# Start of Data shown

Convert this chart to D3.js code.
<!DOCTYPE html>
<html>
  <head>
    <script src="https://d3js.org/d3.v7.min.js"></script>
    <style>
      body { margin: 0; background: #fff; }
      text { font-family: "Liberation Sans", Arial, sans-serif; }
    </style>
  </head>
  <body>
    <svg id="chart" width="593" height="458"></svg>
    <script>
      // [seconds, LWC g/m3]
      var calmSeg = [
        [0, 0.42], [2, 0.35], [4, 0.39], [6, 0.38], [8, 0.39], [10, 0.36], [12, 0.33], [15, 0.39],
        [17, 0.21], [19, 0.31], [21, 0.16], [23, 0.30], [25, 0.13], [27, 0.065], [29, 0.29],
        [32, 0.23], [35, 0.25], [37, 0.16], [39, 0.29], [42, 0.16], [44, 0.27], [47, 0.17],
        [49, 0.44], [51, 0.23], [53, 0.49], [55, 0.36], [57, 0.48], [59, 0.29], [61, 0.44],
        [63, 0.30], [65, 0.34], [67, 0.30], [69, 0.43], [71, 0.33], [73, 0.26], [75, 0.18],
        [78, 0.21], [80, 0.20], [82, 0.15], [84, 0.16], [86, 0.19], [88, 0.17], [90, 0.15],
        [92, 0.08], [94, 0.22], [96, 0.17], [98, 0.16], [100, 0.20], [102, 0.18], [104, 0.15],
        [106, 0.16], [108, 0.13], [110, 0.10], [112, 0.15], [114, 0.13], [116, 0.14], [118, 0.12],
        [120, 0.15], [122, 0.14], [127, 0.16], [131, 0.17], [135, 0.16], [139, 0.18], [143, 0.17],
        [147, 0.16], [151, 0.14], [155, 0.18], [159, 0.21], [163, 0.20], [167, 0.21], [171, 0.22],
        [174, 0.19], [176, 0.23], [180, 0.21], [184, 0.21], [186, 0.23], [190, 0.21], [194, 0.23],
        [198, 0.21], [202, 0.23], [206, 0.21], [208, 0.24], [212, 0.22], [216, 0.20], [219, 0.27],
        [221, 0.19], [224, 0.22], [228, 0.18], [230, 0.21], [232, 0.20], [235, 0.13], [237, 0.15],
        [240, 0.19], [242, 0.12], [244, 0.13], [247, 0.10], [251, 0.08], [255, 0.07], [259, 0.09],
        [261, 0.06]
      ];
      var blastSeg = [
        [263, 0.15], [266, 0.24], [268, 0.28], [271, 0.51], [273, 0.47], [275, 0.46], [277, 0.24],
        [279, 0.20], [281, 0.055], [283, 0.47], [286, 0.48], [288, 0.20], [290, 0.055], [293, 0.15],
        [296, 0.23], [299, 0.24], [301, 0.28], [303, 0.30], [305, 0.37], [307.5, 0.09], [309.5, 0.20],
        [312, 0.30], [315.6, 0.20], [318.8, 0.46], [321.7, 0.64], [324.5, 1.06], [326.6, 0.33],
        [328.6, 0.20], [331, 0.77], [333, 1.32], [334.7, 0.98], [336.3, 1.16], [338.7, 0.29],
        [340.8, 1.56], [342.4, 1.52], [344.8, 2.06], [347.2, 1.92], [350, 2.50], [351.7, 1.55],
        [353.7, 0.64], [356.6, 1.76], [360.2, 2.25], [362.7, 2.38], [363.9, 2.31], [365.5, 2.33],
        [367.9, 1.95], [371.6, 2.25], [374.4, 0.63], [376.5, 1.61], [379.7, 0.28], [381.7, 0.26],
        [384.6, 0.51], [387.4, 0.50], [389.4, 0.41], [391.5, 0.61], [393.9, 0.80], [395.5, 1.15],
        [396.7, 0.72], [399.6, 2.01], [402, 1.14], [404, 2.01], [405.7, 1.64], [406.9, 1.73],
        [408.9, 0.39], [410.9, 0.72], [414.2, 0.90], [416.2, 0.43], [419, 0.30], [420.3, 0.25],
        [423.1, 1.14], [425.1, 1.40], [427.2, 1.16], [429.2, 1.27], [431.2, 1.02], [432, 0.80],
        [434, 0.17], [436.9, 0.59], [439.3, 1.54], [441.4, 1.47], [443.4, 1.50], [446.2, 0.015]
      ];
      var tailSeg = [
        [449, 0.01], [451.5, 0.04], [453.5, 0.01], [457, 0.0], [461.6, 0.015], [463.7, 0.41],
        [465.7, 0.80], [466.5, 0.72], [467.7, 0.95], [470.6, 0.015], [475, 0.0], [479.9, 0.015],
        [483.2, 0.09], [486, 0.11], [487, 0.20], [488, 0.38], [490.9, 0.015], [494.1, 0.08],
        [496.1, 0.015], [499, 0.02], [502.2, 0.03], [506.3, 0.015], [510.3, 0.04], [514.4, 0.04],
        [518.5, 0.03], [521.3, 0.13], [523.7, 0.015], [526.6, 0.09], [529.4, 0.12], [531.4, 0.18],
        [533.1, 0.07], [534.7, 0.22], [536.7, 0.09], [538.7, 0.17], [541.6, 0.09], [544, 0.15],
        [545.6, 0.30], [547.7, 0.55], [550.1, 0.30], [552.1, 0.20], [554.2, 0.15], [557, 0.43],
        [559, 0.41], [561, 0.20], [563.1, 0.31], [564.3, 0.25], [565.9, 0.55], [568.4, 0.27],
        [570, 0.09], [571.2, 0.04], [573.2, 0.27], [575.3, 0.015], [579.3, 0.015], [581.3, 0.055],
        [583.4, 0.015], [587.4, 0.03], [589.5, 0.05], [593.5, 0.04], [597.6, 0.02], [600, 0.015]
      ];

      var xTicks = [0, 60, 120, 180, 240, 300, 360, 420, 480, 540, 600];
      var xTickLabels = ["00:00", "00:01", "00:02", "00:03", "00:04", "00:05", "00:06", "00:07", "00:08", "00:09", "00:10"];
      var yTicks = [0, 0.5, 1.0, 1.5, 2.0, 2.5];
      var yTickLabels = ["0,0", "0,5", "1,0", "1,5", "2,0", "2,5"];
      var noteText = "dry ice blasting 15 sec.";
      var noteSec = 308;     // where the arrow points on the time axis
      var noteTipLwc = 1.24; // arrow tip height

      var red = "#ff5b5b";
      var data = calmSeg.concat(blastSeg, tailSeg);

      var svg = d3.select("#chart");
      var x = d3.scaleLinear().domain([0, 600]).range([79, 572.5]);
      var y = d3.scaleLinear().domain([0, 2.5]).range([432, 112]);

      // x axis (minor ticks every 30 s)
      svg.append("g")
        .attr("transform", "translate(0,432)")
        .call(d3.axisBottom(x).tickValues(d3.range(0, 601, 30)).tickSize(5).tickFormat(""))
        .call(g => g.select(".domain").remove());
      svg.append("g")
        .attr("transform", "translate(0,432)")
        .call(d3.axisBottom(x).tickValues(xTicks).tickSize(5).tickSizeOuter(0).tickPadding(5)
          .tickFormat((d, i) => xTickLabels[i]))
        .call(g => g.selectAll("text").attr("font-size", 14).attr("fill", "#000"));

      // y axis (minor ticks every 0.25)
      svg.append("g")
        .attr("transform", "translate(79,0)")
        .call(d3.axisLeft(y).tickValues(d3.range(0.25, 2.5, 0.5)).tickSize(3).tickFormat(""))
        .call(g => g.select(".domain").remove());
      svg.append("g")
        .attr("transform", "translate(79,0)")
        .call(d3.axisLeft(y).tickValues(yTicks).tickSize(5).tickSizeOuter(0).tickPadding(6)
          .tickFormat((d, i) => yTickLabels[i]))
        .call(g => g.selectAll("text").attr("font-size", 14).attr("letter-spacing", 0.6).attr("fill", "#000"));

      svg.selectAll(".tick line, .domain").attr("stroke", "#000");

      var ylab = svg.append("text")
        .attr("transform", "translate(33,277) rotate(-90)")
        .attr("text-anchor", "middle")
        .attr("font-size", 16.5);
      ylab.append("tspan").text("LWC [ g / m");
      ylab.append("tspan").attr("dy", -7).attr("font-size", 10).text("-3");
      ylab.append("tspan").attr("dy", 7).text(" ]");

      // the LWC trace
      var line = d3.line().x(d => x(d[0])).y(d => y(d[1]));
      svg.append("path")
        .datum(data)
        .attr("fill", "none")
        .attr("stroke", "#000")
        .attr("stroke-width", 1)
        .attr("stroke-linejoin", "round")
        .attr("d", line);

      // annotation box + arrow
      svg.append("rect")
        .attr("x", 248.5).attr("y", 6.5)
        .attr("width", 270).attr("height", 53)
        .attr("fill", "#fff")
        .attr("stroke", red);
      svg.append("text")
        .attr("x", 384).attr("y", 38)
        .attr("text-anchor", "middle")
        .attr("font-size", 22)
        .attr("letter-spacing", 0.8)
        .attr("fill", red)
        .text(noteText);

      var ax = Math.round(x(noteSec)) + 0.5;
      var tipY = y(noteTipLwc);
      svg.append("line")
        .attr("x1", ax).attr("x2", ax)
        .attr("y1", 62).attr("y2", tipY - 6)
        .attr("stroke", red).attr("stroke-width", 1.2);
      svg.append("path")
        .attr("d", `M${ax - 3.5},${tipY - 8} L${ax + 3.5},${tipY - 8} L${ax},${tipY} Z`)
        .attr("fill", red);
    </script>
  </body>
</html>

# End of Data shown

_Your objective:_ Find every line that holds "chart" and copy it.

_Task solution:_
Convert this chart to D3.js code.
    <svg id="chart" width="593" height="458"></svg>
      var svg = d3.select("#chart");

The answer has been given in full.